When guests arrive at our house for the first time, we always throw a raclette party to give them an authentic taste of Switzerland. Raclette is not only a food; it is an event.
This popular mountain dish, made from the alpine raclette cheese, has been around for centuries. Raclette, recorded in texts from German Swiss convents in 1291, dates back to medieval times. Cow herders used to melt this cheese over campfires when moving cows to and from pastures in the mountains.
Originally for this hearty, peasant meal a large raclette cheese round was heated over the fireplace then poured over potatoes. Hotels and restaurants in the mountains still use this method. Most people living in our area own an electric, tabletop raclette grills, which makes preparing the meal easier.
I love raclette because guests cook their own meal by heating sliced cheese in individual metal trays. The cheese is scraped onto small potatoes. Or it may also be served on bread like we do. Dried meats cured in the mountainous regions, such as beef, Parma hams, and viande des Grisons, can be heated on the grill top and served also. Tiny vinegary pickles and onions always accompany the dish.
The French serve raclette with a Savoy white wine, a Riesling or a pinot gris. According to the locals, one should drink only wine with raclette because water will harden the cheese in the belly creating indigestion. However, I have yet to see someone get sick even from imbibing, bubbly Coca Cola with the raclette meal.
At our house, we never had a guest who disliked raclette; in fact most people love it.
“Oh raclette, love it! Best meal of my life!” said Charlotte, Larissa’s sister who clapped her hands in delight and marveled. “Takes potato skins to a whole new level.”

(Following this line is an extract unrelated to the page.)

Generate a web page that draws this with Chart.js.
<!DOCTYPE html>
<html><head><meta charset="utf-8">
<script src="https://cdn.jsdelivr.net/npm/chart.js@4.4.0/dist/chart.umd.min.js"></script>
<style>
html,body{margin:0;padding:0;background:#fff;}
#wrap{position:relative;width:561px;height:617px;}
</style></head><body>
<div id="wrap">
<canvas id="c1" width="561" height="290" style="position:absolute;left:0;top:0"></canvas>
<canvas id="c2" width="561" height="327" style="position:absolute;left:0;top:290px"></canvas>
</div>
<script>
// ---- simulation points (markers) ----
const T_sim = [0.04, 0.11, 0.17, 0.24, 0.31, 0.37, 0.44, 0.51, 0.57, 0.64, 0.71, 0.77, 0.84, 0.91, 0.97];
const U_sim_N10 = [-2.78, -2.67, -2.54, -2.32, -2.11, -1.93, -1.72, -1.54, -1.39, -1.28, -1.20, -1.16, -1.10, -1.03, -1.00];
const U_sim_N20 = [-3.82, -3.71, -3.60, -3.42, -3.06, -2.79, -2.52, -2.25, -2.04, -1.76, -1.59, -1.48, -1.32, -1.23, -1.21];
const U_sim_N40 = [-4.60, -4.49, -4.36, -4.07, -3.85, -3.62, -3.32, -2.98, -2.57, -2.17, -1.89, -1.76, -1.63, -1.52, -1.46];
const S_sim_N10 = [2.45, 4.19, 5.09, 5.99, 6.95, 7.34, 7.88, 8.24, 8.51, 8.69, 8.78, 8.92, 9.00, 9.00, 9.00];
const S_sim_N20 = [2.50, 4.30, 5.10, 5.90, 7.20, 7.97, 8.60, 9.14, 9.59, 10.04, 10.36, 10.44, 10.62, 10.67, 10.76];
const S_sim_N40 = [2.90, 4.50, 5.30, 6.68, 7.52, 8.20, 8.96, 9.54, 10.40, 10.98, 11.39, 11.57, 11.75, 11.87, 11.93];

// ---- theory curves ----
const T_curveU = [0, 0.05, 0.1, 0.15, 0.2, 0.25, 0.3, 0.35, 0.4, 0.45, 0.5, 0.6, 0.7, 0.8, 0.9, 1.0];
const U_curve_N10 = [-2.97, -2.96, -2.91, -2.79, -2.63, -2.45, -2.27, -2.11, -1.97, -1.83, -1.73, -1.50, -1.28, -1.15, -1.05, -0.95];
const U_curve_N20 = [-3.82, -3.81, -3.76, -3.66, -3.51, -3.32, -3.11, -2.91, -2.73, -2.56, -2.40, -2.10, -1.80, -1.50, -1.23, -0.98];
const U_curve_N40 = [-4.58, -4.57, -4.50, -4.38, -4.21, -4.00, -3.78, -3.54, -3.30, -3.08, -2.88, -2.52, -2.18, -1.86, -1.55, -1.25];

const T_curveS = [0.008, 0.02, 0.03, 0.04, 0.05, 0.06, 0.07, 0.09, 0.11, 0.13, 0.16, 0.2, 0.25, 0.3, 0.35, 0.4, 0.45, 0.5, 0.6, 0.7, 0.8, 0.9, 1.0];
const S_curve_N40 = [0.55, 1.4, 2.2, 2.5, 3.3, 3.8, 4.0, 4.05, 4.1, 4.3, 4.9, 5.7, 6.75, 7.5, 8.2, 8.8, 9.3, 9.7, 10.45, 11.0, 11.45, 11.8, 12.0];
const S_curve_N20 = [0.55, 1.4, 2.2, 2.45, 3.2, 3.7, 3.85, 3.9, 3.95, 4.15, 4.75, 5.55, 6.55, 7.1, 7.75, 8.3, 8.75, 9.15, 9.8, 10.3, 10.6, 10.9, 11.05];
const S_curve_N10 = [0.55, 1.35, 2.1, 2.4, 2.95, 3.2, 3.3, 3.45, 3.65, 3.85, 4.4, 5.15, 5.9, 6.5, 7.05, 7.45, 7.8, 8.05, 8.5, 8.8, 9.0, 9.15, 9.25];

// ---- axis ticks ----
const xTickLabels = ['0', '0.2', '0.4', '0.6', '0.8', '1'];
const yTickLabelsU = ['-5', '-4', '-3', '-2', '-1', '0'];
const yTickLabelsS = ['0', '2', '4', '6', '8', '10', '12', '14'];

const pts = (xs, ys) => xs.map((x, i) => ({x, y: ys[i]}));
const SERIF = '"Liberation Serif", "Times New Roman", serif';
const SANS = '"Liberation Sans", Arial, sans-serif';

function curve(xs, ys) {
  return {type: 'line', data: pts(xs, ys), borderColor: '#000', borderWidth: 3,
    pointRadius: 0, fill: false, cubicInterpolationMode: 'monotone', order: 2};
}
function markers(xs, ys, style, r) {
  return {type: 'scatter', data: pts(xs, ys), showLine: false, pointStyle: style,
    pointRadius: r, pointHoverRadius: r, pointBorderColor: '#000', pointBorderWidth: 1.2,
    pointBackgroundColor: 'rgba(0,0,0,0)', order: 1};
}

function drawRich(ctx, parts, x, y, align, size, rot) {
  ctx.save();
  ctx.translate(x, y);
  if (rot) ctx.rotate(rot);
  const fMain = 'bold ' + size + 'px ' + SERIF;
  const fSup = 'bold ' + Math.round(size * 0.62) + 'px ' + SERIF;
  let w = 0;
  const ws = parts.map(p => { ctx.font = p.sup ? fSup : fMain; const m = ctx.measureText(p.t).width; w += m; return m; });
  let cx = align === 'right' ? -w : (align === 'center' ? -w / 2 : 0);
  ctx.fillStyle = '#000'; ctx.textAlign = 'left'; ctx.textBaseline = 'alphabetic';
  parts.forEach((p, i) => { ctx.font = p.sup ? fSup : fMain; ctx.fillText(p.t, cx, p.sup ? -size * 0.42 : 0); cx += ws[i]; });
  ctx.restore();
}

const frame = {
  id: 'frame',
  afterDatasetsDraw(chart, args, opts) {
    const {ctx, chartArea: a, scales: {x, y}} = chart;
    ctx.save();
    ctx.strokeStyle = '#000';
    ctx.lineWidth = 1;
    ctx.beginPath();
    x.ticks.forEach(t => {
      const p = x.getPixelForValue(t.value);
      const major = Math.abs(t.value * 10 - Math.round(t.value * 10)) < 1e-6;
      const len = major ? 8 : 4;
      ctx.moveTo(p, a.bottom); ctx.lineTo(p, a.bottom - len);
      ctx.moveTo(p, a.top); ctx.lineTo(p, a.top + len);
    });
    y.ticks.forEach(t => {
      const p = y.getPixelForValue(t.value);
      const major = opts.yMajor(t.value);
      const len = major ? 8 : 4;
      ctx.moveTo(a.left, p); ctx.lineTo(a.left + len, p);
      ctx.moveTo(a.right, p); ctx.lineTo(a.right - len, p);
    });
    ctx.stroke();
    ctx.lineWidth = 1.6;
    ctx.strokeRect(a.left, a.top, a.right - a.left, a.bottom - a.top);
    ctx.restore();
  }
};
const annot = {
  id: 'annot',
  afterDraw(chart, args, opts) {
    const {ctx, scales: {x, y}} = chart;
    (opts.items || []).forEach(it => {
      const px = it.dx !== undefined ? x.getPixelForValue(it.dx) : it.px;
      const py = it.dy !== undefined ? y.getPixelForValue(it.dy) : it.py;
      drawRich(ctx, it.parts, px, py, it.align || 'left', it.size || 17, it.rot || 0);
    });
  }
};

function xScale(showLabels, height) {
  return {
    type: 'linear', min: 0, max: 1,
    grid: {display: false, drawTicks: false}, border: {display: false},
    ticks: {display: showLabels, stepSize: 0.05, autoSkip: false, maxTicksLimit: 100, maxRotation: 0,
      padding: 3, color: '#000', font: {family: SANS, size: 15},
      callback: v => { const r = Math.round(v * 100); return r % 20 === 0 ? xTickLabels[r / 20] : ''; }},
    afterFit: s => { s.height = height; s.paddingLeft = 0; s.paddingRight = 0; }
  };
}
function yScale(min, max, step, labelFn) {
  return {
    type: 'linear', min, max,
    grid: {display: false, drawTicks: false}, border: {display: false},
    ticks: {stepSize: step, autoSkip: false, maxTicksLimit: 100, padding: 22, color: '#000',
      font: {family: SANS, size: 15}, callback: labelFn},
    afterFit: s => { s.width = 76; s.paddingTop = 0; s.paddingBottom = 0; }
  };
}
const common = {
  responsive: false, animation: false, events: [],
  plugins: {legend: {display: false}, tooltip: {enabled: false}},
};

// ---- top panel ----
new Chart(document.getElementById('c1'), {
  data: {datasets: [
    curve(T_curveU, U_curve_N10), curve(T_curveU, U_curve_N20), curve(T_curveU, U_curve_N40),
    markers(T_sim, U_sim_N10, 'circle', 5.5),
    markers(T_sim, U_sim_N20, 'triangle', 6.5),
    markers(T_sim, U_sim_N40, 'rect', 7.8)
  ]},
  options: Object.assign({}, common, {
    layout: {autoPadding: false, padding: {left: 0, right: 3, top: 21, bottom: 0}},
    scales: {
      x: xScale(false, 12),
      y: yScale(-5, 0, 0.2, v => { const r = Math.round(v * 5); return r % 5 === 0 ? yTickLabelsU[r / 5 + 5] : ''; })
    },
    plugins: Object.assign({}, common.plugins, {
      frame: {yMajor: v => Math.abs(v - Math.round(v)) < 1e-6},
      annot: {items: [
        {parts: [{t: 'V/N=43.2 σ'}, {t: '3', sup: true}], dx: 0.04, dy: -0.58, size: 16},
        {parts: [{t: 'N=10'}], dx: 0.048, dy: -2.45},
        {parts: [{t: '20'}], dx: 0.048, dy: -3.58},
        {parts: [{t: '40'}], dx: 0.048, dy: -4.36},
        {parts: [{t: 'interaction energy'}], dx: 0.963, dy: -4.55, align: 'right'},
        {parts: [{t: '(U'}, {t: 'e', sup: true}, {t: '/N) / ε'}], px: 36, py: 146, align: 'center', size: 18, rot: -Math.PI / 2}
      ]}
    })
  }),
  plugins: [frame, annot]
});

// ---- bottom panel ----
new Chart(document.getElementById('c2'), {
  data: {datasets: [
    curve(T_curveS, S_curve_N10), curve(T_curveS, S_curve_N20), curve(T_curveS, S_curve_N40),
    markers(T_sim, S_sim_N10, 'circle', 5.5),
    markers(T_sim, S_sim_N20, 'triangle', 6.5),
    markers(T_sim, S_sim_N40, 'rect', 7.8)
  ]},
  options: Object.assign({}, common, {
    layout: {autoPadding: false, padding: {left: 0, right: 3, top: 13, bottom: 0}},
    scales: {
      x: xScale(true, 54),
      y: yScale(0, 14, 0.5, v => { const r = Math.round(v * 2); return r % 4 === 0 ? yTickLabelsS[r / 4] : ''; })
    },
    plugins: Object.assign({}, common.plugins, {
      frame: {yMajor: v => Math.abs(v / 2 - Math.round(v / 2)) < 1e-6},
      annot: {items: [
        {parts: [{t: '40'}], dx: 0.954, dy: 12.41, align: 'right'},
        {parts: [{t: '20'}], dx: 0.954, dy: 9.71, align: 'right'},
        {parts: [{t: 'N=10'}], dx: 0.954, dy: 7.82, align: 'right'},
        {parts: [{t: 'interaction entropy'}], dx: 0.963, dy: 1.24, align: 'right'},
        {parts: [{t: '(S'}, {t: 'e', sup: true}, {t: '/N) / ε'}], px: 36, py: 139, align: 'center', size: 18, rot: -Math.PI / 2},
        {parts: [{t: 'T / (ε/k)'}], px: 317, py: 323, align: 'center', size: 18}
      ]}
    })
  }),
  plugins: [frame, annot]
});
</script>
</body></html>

My family enjoyed this so much on visits to Switzerland that I once hauled a bulky raclette machine across the Atlantic, so they could savor the meal stateside. Fortunately this is no longer necessary. You can order the raclette cheese and the grill from where else but a shop in New Glarus, the mini Switzerland of Wisconsin..
Order from New Glarus.
Imported raclette cheese is expensive. So at our cabin in Wisconsin, we use the excellent local products, the Colby, cheddar, or Swiss from Mueller’s Cheese Factory outlet. Although my French husband would disagree, I find the American cheese also suitable for this dish.
Raclette makes the perfect convivial meal to share on a cold winter night. The piping hot potatoes, heat from the grill and wine will toast your toes and warm your hearts.
I’ve never heard of this, Pat, but it does sound tasty … especially on a cold, winter’s day! And you know, I’d never heard about water on top of cheese giving you indigestion either. No wonder wine is so popular with cheese!!
It is truly amazing the beliefs and customs of different cultures. Makes life always interesting and tasty.
Raclette meals in the wintertime are sure to bring smiles to everyone’s face and warmth to their souls. Some of our favorite family memories are from raclette evenings. Although we have never mastered not setting off the fire alarms in our house once those meats got to cooking away on the grill top! We have met other folks who also enjoy this hearty meal and add their own variations such as preparing cubed steak to grill or sauteed onions, and sundried tomatoes. Yummm! I’m making myself hungry. Time to order some cheese! Thanks for the memories.
I can remember a raclette or two that we shared with you and your family back when you lived just across the border. The Swiss do it up right when it comes to cheese and chocolate.
So .. what time are we eating? I’m booking my plane ticket now!
Let me know if you are ever on my side of the Big Pond. We would love to throw you a raclette party. Is your son still living in England?
Sounds delicious! Heading north now! ????
Not sure you would want to give up the sun and warmth of the south, but if you gotta suffer with the cold up north, raclette is the way to go.